Problem to work on
Filter the listing below, copying every line in which the word "Apache" appears.

Data for this task
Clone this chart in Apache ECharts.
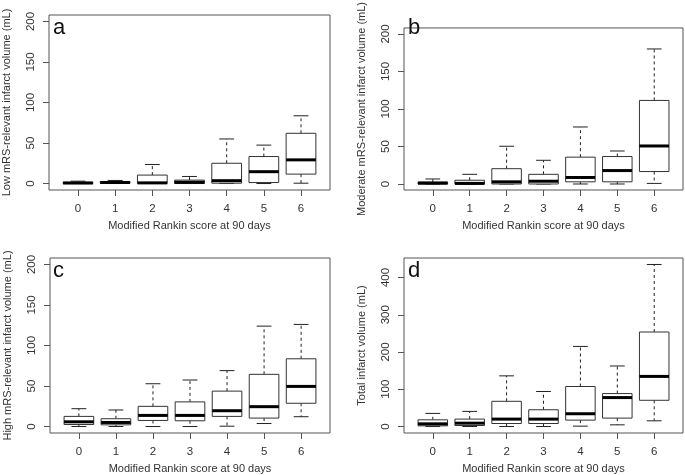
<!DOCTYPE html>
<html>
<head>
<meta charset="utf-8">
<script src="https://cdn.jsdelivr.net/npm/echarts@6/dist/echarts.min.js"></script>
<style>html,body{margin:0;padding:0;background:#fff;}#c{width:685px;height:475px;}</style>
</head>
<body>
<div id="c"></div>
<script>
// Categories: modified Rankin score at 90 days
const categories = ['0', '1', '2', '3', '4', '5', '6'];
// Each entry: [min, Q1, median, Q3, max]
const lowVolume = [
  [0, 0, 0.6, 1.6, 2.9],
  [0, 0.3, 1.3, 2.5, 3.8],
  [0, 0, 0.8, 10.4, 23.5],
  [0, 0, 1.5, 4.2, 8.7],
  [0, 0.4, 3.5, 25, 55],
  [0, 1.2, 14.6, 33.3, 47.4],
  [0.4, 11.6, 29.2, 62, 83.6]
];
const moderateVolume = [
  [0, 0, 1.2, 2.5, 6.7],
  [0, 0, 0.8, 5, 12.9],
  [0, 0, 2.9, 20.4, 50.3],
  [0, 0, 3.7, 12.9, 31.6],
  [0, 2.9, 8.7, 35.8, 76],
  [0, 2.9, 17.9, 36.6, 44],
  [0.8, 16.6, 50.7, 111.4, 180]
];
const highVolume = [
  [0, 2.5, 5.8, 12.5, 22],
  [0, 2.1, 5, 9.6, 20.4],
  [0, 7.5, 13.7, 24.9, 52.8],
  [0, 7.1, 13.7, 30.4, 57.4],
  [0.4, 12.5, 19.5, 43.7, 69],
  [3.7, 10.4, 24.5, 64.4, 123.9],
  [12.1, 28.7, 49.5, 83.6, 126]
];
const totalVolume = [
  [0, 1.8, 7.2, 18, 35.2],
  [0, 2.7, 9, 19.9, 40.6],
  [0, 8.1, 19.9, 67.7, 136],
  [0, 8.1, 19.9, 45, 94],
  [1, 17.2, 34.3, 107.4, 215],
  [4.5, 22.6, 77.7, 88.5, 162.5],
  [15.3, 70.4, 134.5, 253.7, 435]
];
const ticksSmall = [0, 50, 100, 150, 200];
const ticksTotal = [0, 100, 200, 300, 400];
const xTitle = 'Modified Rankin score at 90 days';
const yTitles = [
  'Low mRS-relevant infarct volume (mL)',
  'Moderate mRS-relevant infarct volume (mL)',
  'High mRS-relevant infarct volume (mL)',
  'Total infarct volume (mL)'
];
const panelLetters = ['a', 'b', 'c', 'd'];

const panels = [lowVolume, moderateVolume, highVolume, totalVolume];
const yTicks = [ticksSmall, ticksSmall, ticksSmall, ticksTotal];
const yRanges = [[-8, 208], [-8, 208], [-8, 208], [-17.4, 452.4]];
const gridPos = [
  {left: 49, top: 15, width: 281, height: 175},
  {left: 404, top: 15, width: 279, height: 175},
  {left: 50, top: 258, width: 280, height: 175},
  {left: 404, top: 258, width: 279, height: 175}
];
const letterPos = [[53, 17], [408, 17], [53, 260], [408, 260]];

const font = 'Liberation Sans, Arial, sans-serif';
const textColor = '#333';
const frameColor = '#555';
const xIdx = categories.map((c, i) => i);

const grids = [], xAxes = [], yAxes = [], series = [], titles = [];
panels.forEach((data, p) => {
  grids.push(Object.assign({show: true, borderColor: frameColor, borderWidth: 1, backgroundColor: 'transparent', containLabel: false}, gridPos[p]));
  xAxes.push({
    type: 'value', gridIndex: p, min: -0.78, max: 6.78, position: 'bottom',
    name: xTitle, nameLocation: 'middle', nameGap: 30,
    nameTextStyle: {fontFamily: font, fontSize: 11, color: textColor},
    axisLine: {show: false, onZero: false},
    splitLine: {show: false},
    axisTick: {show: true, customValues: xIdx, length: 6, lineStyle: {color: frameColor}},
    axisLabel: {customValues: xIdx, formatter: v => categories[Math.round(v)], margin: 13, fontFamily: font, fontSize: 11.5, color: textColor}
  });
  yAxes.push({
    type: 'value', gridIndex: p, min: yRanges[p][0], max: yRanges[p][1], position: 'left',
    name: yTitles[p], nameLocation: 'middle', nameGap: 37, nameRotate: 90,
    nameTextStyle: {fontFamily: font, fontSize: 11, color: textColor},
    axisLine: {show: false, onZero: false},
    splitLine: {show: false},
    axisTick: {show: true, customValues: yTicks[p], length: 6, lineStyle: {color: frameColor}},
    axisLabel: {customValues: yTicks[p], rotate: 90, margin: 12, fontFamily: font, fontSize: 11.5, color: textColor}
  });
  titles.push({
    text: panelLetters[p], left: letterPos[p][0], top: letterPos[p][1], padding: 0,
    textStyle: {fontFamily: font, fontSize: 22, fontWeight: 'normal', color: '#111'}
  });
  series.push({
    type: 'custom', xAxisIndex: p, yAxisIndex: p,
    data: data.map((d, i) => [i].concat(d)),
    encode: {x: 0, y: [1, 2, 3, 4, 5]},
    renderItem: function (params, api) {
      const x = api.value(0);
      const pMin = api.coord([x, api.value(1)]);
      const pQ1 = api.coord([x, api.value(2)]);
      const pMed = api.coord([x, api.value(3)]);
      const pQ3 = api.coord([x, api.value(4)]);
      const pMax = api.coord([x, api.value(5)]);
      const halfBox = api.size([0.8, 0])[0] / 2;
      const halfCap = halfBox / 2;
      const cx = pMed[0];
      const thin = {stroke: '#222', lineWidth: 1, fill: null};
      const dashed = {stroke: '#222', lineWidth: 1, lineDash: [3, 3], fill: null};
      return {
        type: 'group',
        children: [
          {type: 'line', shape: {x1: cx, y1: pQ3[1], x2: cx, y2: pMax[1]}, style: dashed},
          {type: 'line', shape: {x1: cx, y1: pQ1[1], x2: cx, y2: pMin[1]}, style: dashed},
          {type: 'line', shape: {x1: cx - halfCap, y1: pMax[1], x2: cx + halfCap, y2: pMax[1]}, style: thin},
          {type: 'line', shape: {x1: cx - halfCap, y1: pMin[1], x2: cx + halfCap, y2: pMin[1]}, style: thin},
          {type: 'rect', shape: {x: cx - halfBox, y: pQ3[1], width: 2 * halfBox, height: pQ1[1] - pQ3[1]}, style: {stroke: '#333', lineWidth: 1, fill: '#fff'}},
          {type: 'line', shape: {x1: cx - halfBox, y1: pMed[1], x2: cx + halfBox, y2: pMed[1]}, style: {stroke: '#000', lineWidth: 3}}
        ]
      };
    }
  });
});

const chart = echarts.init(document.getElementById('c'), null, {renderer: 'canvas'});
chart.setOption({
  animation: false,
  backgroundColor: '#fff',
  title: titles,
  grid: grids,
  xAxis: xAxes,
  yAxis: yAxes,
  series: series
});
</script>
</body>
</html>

...

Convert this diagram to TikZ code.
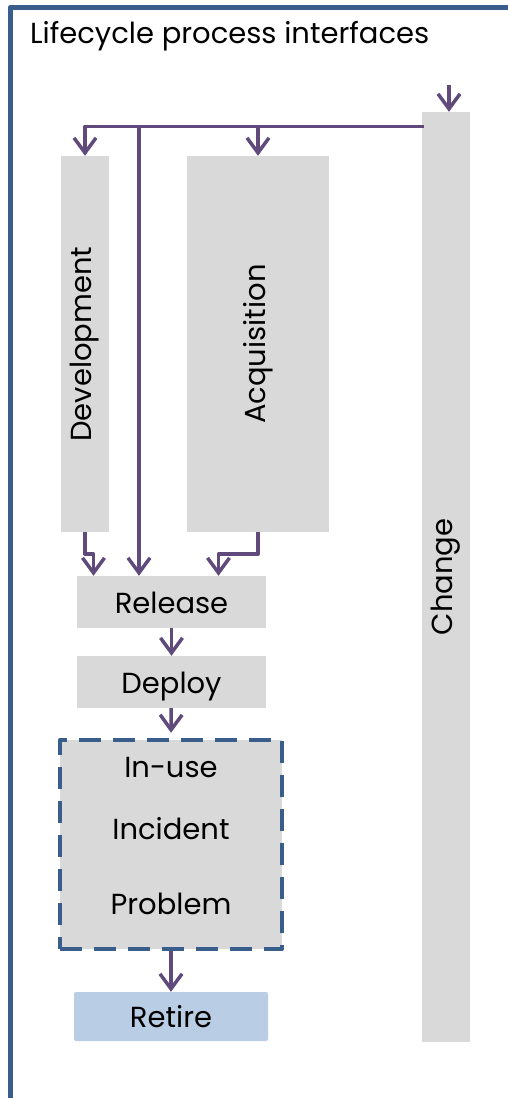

--

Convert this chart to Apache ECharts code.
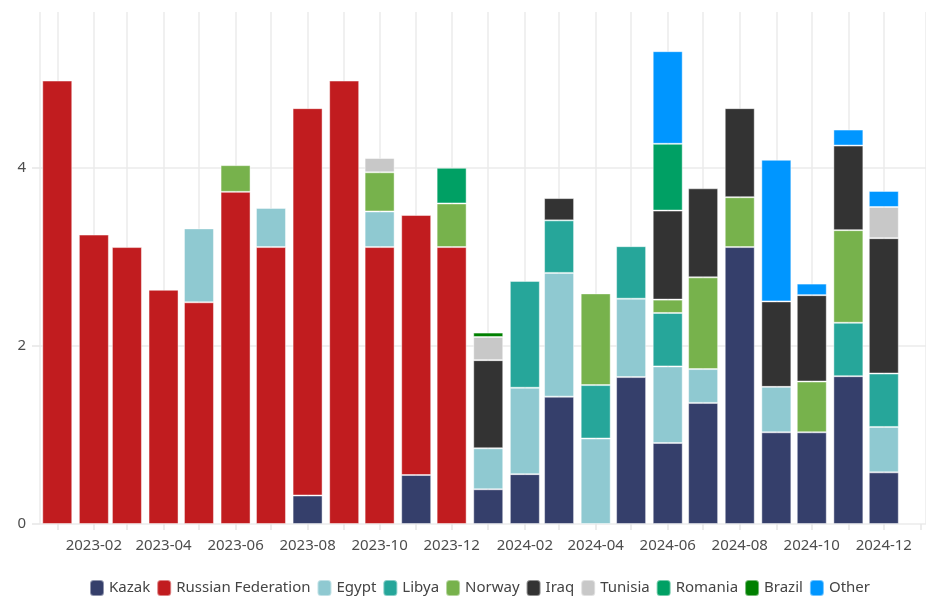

Solution to the exercise
Clone this chart in Apache ECharts.
Convert this chart to Apache ECharts code.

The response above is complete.